At the first day hearing, Judge Drain, over the U.S. Trustee’s objection, held that the Debtors followed the bankruptcy noticing process, approved the disclosure statement, and confirmed the Debtors’ prepackaged plan. Among other things, Judge Drain noted that “Bankruptcy Rule 2002 provides for twenty-eight days’ notice. It doesn’t say twenty-eight days after the petition date. . . . But I go back to the rule itself. It’s not tied to the petition date. It’s tied to the period of notice, which can be pre-petition.” Confirmation Hr’g Tr. (Jan. 6, 2017) 36:10-13; 37:5-7. He also noted that he found three unreported cases which were confirmed even more quickly than the Debtors’ cases—In re Blue Bird Body Co., Ch. 11 Case No. 06-50026-GWZ (Bankr. D. Nev. Jan. 26, 2006) (D.I. 99) (plan confirmed in 24 hours), In re Davis Petroleum Corp., Ch. 11 Case No. 06-20152 (Bankr. S.D. Tex. Mar. 7, 2006) (D.I. 51) (plan confirmed in 2 days), and In re Southcross Holdings, LP, Ch. 11 Case No. 16-20111 (MI) (Bankr. S.D. Tex. Mar. 27, 2016) (D.I. 182) (plan confirmed in 15 days).

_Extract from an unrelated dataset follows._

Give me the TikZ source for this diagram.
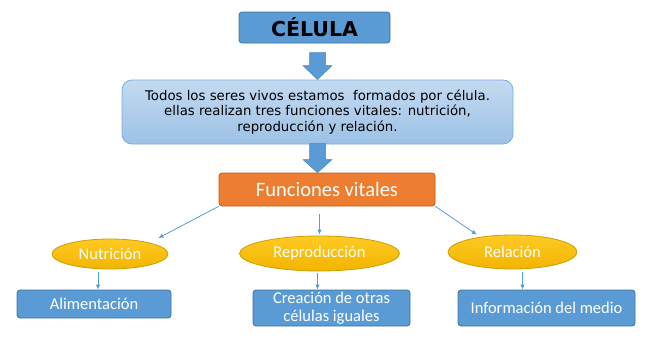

Judge Drain found that creditors could have analyzed the plan within the 28 days’ notice they received. The court stated that the objection really didn’t “hold water” and that Congress clearly contemplated prepacks. Noting that each case is different and every judge needs to look at the specific facts of the case to determine whether notice was sufficient, Judge Drain found that notice was proper under the circumstances.
Will Roust encourage debtors to frontload noticing in prepackaged cases in hopes of making a short stay in bankruptcy even shorter? We have our eye on what may be a new trend and will keep you posted.